What is a Christmas Tree?

A Christmas tree is a complex options trading strategy achieved by buying and selling six call options with different strikes but the same expiration dates for a neutral to bullish forecast. This is more accurately termed a long Christmas tree with calls. The strategy is available long or short, bullish or bearish, and with puts or calls. Each strategy only involves one option type (calls or puts).

This spread is essentially the combination of a long vertical spread and two short vertical spreads.

How Christmas Trees Work

The Christmas tree name comes from the strategy's very loose resemblance of a tree when viewed on an options chain display. The connection is tenuous, at best.

Christmas trees are very similar to butterfly spreads in that they use multiple vertical spreads to box in a desired potential return. The difference is that one of the spreads skips a strike price, which introduces a directional bias.

The regular, or long Christmas tree with calls, involves buying one call option with an at-the-money strike, skipping the next strike and then selling three options with the following strike. Finally, buy two more calls with the next higher strike. The 1-3-2 structure supposedly appears as a tree.

The strategy profits from a small increase in price of the underlying asset and maxes when the underlying closes at the middle option strike price at options expiration.

  • Maximum profit equals middle strike minus lower strike minus the premium.
  • Maximum loss is the net debit paid for the strategy.
  • Breakeven occurs at the lowest strike plus the premium paid or the highest strike minus the half the premium. 

Time decay is on the holder's side as the holder wants all options except the lowest to expire worthless.

Key Takeaways

  • A Christmas tree is a complex options trading strategy achieved by buying and selling six options with different strikes but the same expiration dates.
  • This strategy pays off given a neutral to bullish outcome in the underlying security, and maxes when the underlying closes at the middle option strike price at options expiration.
  • Christmas trees can be constructed with either all calls or all puts, and may be put on long or short.

Long Christmas Tree With Calls

For example, with the underlying asset at $50.00:

  • Buy 1 call strike price 50.00
  • Sell 3 calls strike price 54.00
  • Buy 2 calls strike price 56.00

Long Christmas Tree with Puts

With this strategy, the holder is neutral to bearish.
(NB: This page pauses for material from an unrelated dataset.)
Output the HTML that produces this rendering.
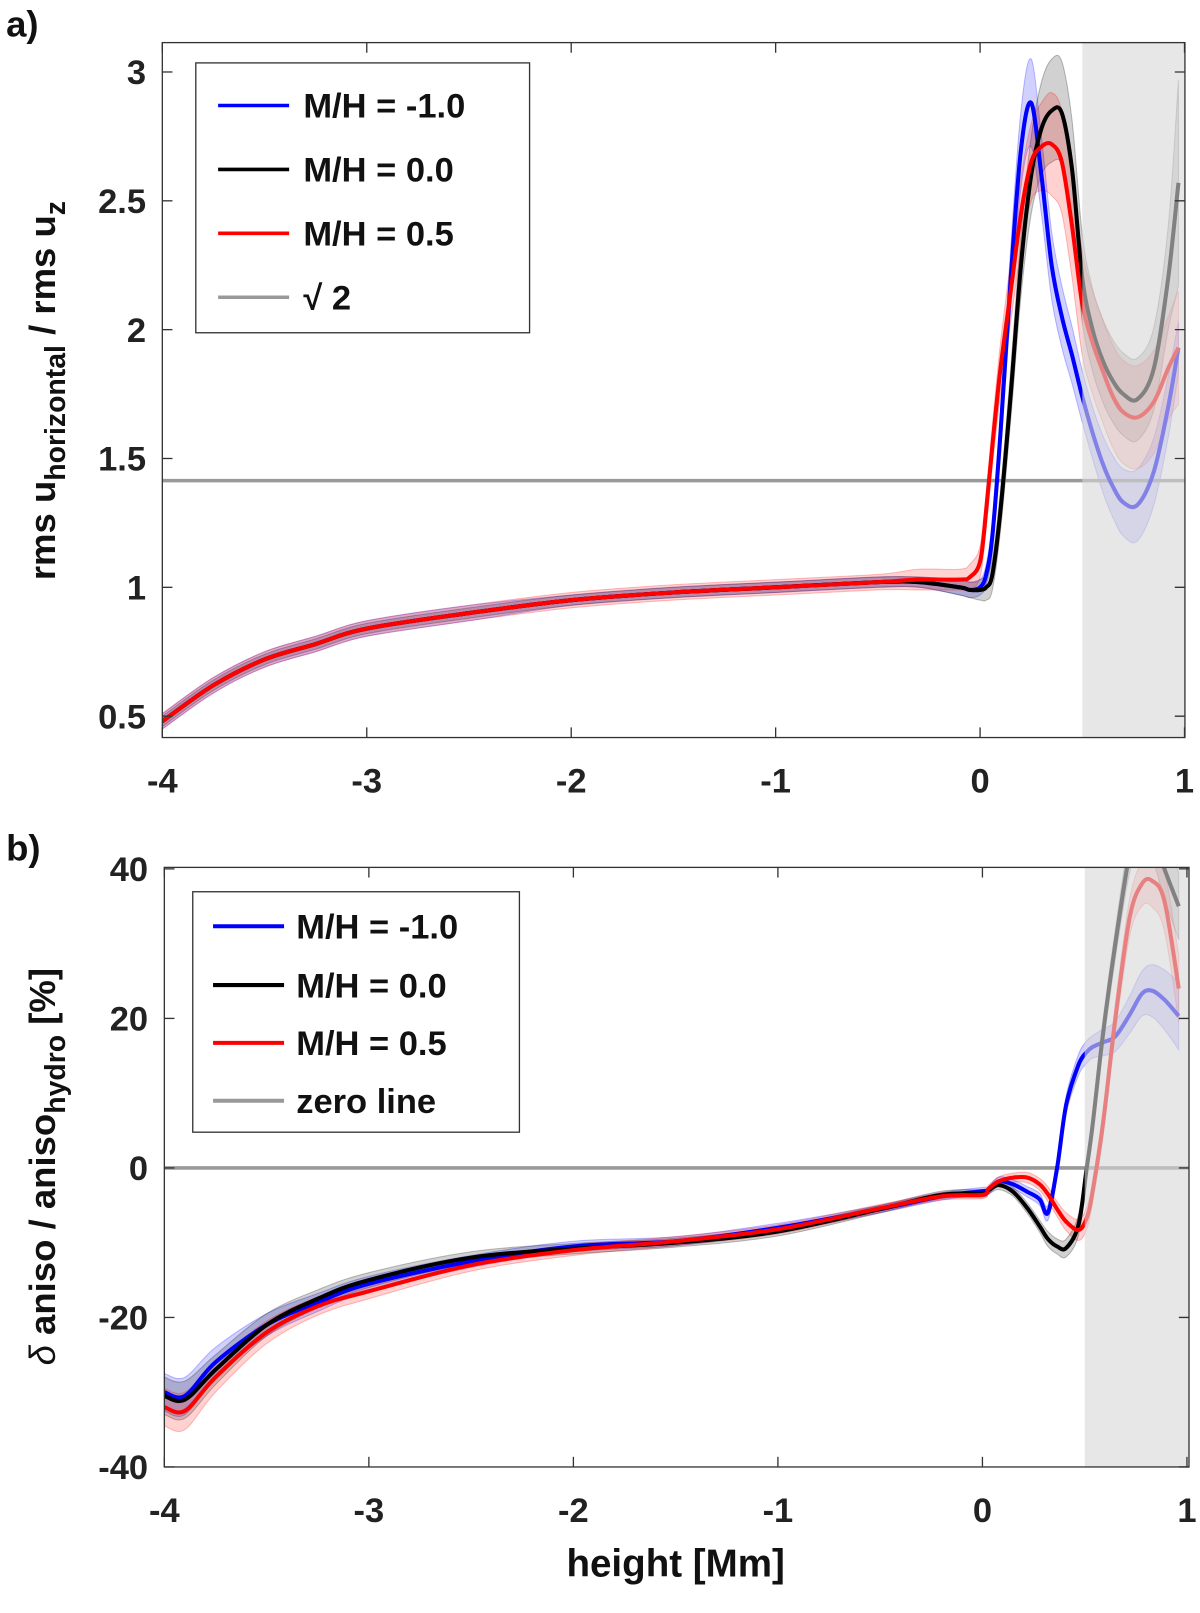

  • Buy 1 put strike price 50.00
  • Sell 3 puts strike price 48.00
  • Buy 2 puts strike price 46.00

Maximum profit is at an underlying asset price of 48.00 at expiration.

  • Maximum profit equals middle strike minus higher strike minus the premium.
  • Maximum loss is the net debit paid for the strategy.
  • Breakeven occurs at the lower strike plus the half the premium paid or the highest strike minus the premium. 

Maximum loss is the premium paid to initiate the strategy.

Short Christmas Tree with Calls

Short strategies should result in a net credit to the account when initiated. This strategy profits when the underlying asset moves by a minimum direction in either direction but it is capped. The bias is bearish because it does not take much of a move lower in the underlying to make the strategy profitable. However, a larger move higher may also result in profit

  • Sell 1 call strike price 50.00
  • Buy 3 calls strike price 54.00
  • Sell 2 calls strike price 56.00

The maximum profit is the net credit received.

Short Christmas Tree with Puts

This strategy results in a net credit to the account and profits when the underlying moves by a minimum in either directions. Profits come quicker with a smaller upside move although a larger downside move would also be profitable. therefore, this strategy leans bulls.

  • Sell 1 put strike price 50.00
  • Buy 3 puts strike price 48.00
  • Sell 2 puts strike price 46.00

The maximum profit is the net credit received.